There is an alternate view, however, one that raises questions about how we allocate research funding. It is seen as a common theme running through these funding calls, one that says research needs to be tied to innovation, to gaining a return from research investment, and funding has to be in restricted to areas most likely to deliver these returns.

Blogger and academic Brian Lucey has raised this issue many times, describing it as a process that will convert our universities into “innoversities”. (See his blog at http://iti.ms/1rKHZmG)

Research in the pursuit of new knowledge is being supplanted by research that is hemmed in with a requirement that it make money and create companies and jobs.

The €100 million available from the commission under the “Fast Track to Innovation” is designed specifically for this purpose. To be fair, however, this “small” slice of the overall €80 billion Horizon 2020 budget is designed to encourage researchers and companies to join together to “get great ideas to market”, the EU says. This fund is not designed to back frontiers research. It does, however, have the familiar characteristic of demanding private enterprise – this programme specifically wants “small consortia” of three to five organisations “with strong business participation”.

And the five innovation prizes are restrictive about the kind of research that will be supported. Thematic areas include health (eg reduction in the use of antibiotics), the environment (eg air pollution control) and information and communications technology (eg optical transmission of data).

This emphasis on the practical runs through the Horizon 2020 programme, perhaps because the framing of the budget occurred during harder times when every budget line could represent a battle.

This theme is also obvious in Ireland’s research funding programmes, with the foundation the most obvious proponent if only because it is frequently out making announcements.

The “targeted professorship” programme is so named because any incoming professor deciding to relocate here has to be working in one of 12 defined thematic research areas. There is a wide mix, bio-manufacturing to smart cities and connected health to climate change, but the fences are there. These are considered of importance and value so don’t come to us with a Nobel-worthy discovery in particle physics or astrophysics.
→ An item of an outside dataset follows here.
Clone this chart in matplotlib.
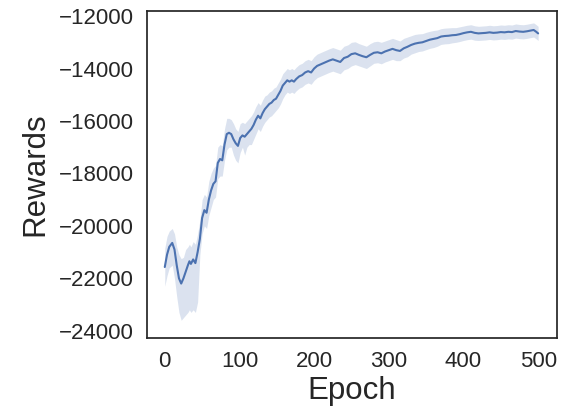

The business of only choosing the “right” kinds of scientist falls to the universities who are being asked to target key people in these areas and then to encourage them to transfer to Ireland. The universities know there will be no chance for a coveted researcher unless they fit into these research themes. The point was driven home in a comment at the launch of the programme by the foundation’s director general prof Mark Ferguson.

The incoming research leaders would strengthen our research capabilities “in selected areas of strategic national importance to Ireland’s long-term competitiveness and development”.

Research is research, some might say, so stop complaining. But corralling researchers in a pen called “commercial return” will not be helpful in making the kinds of discoveries that deliver a Nobel prize.

There is nothing like a Nobel winner to boost a country’s research reputation.